● GIVEN EXERCISE
Omit all images. Write out the rest of the material exactly.

** START OF DATASET SECTION **

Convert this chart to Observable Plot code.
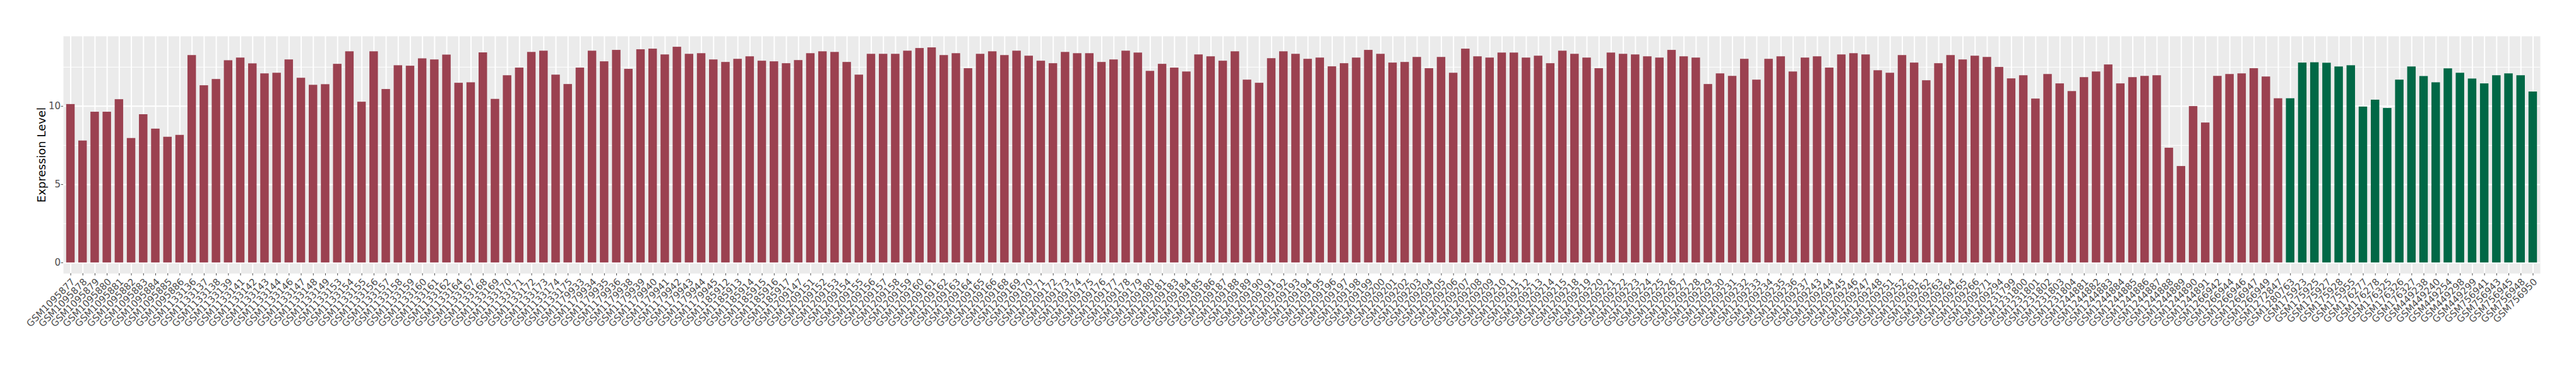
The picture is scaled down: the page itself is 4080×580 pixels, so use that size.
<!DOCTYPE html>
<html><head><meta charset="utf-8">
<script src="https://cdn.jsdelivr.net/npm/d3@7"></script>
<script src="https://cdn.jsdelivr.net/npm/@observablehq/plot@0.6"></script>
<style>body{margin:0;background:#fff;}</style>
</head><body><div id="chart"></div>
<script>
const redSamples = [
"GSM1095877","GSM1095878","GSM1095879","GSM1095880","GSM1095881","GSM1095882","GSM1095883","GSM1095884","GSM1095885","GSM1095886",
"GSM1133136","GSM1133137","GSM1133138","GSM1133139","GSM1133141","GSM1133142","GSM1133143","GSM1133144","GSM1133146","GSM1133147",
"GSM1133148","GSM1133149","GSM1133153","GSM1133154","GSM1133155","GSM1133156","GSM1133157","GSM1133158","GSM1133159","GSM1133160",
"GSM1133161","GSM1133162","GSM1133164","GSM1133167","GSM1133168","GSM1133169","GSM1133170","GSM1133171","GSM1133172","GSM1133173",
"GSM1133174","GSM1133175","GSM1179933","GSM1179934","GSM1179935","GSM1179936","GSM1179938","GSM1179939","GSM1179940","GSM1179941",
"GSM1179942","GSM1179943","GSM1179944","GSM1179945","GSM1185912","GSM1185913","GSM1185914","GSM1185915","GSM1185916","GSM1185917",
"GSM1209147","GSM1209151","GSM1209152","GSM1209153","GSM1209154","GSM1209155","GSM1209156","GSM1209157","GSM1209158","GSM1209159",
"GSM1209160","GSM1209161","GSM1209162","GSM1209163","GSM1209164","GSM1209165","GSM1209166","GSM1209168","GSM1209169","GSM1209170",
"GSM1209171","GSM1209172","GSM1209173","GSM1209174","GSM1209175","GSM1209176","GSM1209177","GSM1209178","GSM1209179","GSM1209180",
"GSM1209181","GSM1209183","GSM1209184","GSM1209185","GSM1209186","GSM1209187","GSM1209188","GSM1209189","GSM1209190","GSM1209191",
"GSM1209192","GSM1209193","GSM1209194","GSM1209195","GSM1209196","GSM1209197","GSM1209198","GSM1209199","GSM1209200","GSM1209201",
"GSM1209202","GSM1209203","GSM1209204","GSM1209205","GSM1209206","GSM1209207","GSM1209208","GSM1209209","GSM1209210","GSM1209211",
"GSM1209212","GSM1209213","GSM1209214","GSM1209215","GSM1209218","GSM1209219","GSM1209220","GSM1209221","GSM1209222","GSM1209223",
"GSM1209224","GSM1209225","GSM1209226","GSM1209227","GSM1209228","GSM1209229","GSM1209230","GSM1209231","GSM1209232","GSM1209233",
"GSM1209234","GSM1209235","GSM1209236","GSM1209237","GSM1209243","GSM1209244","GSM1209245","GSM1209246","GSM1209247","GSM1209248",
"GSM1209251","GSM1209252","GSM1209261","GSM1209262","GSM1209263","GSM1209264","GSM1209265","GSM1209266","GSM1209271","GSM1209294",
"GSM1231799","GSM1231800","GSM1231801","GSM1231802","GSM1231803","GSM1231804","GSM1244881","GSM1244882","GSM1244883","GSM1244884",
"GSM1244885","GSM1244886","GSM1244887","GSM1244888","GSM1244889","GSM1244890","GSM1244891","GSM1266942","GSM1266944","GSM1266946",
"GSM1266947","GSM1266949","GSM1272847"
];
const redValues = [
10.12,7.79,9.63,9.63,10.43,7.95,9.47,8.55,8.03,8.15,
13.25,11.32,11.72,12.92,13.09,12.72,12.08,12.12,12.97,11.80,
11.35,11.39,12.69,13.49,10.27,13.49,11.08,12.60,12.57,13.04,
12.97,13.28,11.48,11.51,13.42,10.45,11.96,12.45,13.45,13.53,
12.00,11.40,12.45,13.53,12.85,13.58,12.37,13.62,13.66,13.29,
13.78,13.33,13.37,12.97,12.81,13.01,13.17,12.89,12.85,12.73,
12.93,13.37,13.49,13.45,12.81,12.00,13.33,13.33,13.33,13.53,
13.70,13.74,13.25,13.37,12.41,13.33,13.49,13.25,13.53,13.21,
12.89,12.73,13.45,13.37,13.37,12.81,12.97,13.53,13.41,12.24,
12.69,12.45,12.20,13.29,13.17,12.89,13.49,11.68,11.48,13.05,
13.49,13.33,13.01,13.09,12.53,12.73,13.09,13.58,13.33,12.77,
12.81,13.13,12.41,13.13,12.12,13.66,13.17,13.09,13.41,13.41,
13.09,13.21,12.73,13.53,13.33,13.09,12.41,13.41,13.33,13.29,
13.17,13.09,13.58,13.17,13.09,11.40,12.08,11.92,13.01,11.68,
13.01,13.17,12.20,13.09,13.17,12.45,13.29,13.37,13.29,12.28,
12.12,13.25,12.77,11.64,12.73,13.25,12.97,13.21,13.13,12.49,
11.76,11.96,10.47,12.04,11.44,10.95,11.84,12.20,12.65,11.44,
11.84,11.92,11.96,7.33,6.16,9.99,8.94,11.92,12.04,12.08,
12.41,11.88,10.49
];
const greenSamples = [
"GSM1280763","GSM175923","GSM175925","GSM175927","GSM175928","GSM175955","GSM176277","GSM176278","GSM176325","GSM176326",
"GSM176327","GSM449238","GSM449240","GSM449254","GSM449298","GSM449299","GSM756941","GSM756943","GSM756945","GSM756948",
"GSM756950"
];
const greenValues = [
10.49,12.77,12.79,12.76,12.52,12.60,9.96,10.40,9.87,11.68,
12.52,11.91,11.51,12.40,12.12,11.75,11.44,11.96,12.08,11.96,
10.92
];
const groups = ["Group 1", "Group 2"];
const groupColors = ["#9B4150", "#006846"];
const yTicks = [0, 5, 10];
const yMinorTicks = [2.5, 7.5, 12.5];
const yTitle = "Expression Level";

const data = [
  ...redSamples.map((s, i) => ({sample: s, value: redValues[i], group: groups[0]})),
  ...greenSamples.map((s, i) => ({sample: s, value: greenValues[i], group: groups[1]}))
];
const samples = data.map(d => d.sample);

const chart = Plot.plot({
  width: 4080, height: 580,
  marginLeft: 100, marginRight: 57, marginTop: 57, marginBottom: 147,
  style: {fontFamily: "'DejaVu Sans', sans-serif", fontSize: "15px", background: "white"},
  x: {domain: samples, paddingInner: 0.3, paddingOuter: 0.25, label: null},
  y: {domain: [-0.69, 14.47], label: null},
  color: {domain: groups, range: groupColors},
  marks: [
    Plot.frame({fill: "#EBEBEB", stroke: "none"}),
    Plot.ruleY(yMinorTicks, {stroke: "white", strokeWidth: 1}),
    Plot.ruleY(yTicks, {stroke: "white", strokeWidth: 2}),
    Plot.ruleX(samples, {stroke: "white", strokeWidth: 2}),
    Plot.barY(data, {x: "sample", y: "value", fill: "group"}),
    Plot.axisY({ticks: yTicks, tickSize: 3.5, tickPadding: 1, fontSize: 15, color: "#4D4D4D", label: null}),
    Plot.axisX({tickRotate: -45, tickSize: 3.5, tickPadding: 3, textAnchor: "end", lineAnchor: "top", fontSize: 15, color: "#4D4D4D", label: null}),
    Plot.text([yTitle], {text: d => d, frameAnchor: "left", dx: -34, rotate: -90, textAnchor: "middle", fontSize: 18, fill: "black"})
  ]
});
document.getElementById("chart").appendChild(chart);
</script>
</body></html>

** END OF DATASET SECTION **

● SOLVED EXERCISE
Convert this chart to Observable Plot code.
The picture is scaled down: the page itself is 4080×580 pixels, so use that size.
<!DOCTYPE html>
<html><head><meta charset="utf-8">
<script src="https://cdn.jsdelivr.net/npm/d3@7"></script>
<script src="https://cdn.jsdelivr.net/npm/@observablehq/plot@0.6"></script>
<style>body{margin:0;background:#fff;}</style>
</head><body><div id="chart"></div>
<script>
const redSamples = [
"GSM1095877","GSM1095878","GSM1095879","GSM1095880","GSM1095881","GSM1095882","GSM1095883","GSM1095884","GSM1095885","GSM1095886",
"GSM1133136","GSM1133137","GSM1133138","GSM1133139","GSM1133141","GSM1133142","GSM1133143","GSM1133144","GSM1133146","GSM1133147",
"GSM1133148","GSM1133149","GSM1133153","GSM1133154","GSM1133155","GSM1133156","GSM1133157","GSM1133158","GSM1133159","GSM1133160",
"GSM1133161","GSM1133162","GSM1133164","GSM1133167","GSM1133168","GSM1133169","GSM1133170","GSM1133171","GSM1133172","GSM1133173",
"GSM1133174","GSM1133175","GSM1179933","GSM1179934","GSM1179935","GSM1179936","GSM1179938","GSM1179939","GSM1179940","GSM1179941",
"GSM1179942","GSM1179943","GSM1179944","GSM1179945","GSM1185912","GSM1185913","GSM1185914","GSM1185915","GSM1185916","GSM1185917",
"GSM1209147","GSM1209151","GSM1209152","GSM1209153","GSM1209154","GSM1209155","GSM1209156","GSM1209157","GSM1209158","GSM1209159",
"GSM1209160","GSM1209161","GSM1209162","GSM1209163","GSM1209164","GSM1209165","GSM1209166","GSM1209168","GSM1209169","GSM1209170",
"GSM1209171","GSM1209172","GSM1209173","GSM1209174","GSM1209175","GSM1209176","GSM1209177","GSM1209178","GSM1209179","GSM1209180",
"GSM1209181","GSM1209183","GSM1209184","GSM1209185","GSM1209186","GSM1209187","GSM1209188","GSM1209189","GSM1209190","GSM1209191",
"GSM1209192","GSM1209193","GSM1209194","GSM1209195","GSM1209196","GSM1209197","GSM1209198","GSM1209199","GSM1209200","GSM1209201",
"GSM1209202","GSM1209203","GSM1209204","GSM1209205","GSM1209206","GSM1209207","GSM1209208","GSM1209209","GSM1209210","GSM1209211",
"GSM1209212","GSM1209213","GSM1209214","GSM1209215","GSM1209218","GSM1209219","GSM1209220","GSM1209221","GSM1209222","GSM1209223",
"GSM1209224","GSM1209225","GSM1209226","GSM1209227","GSM1209228","GSM1209229","GSM1209230","GSM1209231","GSM1209232","GSM1209233",
"GSM1209234","GSM1209235","GSM1209236","GSM1209237","GSM1209243","GSM1209244","GSM1209245","GSM1209246","GSM1209247","GSM1209248",
"GSM1209251","GSM1209252","GSM1209261","GSM1209262","GSM1209263","GSM1209264","GSM1209265","GSM1209266","GSM1209271","GSM1209294",
"GSM1231799","GSM1231800","GSM1231801","GSM1231802","GSM1231803","GSM1231804","GSM1244881","GSM1244882","GSM1244883","GSM1244884",
"GSM1244885","GSM1244886","GSM1244887","GSM1244888","GSM1244889","GSM1244890","GSM1244891","GSM1266942","GSM1266944","GSM1266946",
"GSM1266947","GSM1266949","GSM1272847"
];
const redValues = [
10.12,7.79,9.63,9.63,10.43,7.95,9.47,8.55,8.03,8.15,
13.25,11.32,11.72,12.92,13.09,12.72,12.08,12.12,12.97,11.80,
11.35,11.39,12.69,13.49,10.27,13.49,11.08,12.60,12.57,13.04,
12.97,13.28,11.48,11.51,13.42,10.45,11.96,12.45,13.45,13.53,
12.00,11.40,12.45,13.53,12.85,13.58,12.37,13.62,13.66,13.29,
13.78,13.33,13.37,12.97,12.81,13.01,13.17,12.89,12.85,12.73,
12.93,13.37,13.49,13.45,12.81,12.00,13.33,13.33,13.33,13.53,
13.70,13.74,13.25,13.37,12.41,13.33,13.49,13.25,13.53,13.21,
12.89,12.73,13.45,13.37,13.37,12.81,12.97,13.53,13.41,12.24,
12.69,12.45,12.20,13.29,13.17,12.89,13.49,11.68,11.48,13.05,
13.49,13.33,13.01,13.09,12.53,12.73,13.09,13.58,13.33,12.77,
12.81,13.13,12.41,13.13,12.12,13.66,13.17,13.09,13.41,13.41,
13.09,13.21,12.73,13.53,13.33,13.09,12.41,13.41,13.33,13.29,
13.17,13.09,13.58,13.17,13.09,11.40,12.08,11.92,13.01,11.68,
13.01,13.17,12.20,13.09,13.17,12.45,13.29,13.37,13.29,12.28,
12.12,13.25,12.77,11.64,12.73,13.25,12.97,13.21,13.13,12.49,
11.76,11.96,10.47,12.04,11.44,10.95,11.84,12.20,12.65,11.44,
11.84,11.92,11.96,7.33,6.16,9.99,8.94,11.92,12.04,12.08,
12.41,11.88,10.49
];
const greenSamples = [
"GSM1280763","GSM175923","GSM175925","GSM175927","GSM175928","GSM175955","GSM176277","GSM176278","GSM176325","GSM176326",
"GSM176327","GSM449238","GSM449240","GSM449254","GSM449298","GSM449299","GSM756941","GSM756943","GSM756945","GSM756948",
"GSM756950"
];
const greenValues = [
10.49,12.77,12.79,12.76,12.52,12.60,9.96,10.40,9.87,11.68,
12.52,11.91,11.51,12.40,12.12,11.75,11.44,11.96,12.08,11.96,
10.92
];
const groups = ["Group 1", "Group 2"];
const groupColors = ["#9B4150", "#006846"];
const yTicks = [0, 5, 10];
const yMinorTicks = [2.5, 7.5, 12.5];
const yTitle = "Expression Level";

const data = [
  ...redSamples.map((s, i) => ({sample: s, value: redValues[i], group: groups[0]})),
  ...greenSamples.map((s, i) => ({sample: s, value: greenValues[i], group: groups[1]}))
];
const samples = data.map(d => d.sample);

const chart = Plot.plot({
  width: 4080, height: 580,
  marginLeft: 100, marginRight: 57, marginTop: 57, marginBottom: 147,
  style: {fontFamily: "'DejaVu Sans', sans-serif", fontSize: "15px", background: "white"},
  x: {domain: samples, paddingInner: 0.3, paddingOuter: 0.25, label: null},
  y: {domain: [-0.69, 14.47], label: null},
  color: {domain: groups, range: groupColors},
  marks: [
    Plot.frame({fill: "#EBEBEB", stroke: "none"}),
    Plot.ruleY(yMinorTicks, {stroke: "white", strokeWidth: 1}),
    Plot.ruleY(yTicks, {stroke: "white", strokeWidth: 2}),
    Plot.ruleX(samples, {stroke: "white", strokeWidth: 2}),
    Plot.barY(data, {x: "sample", y: "value", fill: "group"}),
    Plot.axisY({ticks: yTicks, tickSize: 3.5, tickPadding: 1, fontSize: 15, color: "#4D4D4D", label: null}),
    Plot.axisX({tickRotate: -45, tickSize: 3.5, tickPadding: 3, textAnchor: "end", lineAnchor: "top", fontSize: 15, color: "#4D4D4D", label: null}),
    Plot.text([yTitle], {text: d => d, frameAnchor: "left", dx: -34, rotate: -90, textAnchor: "middle", fontSize: 18, fill: "black"})
  ]
});
document.getElementById("chart").appendChild(chart);
</script>
</body></html>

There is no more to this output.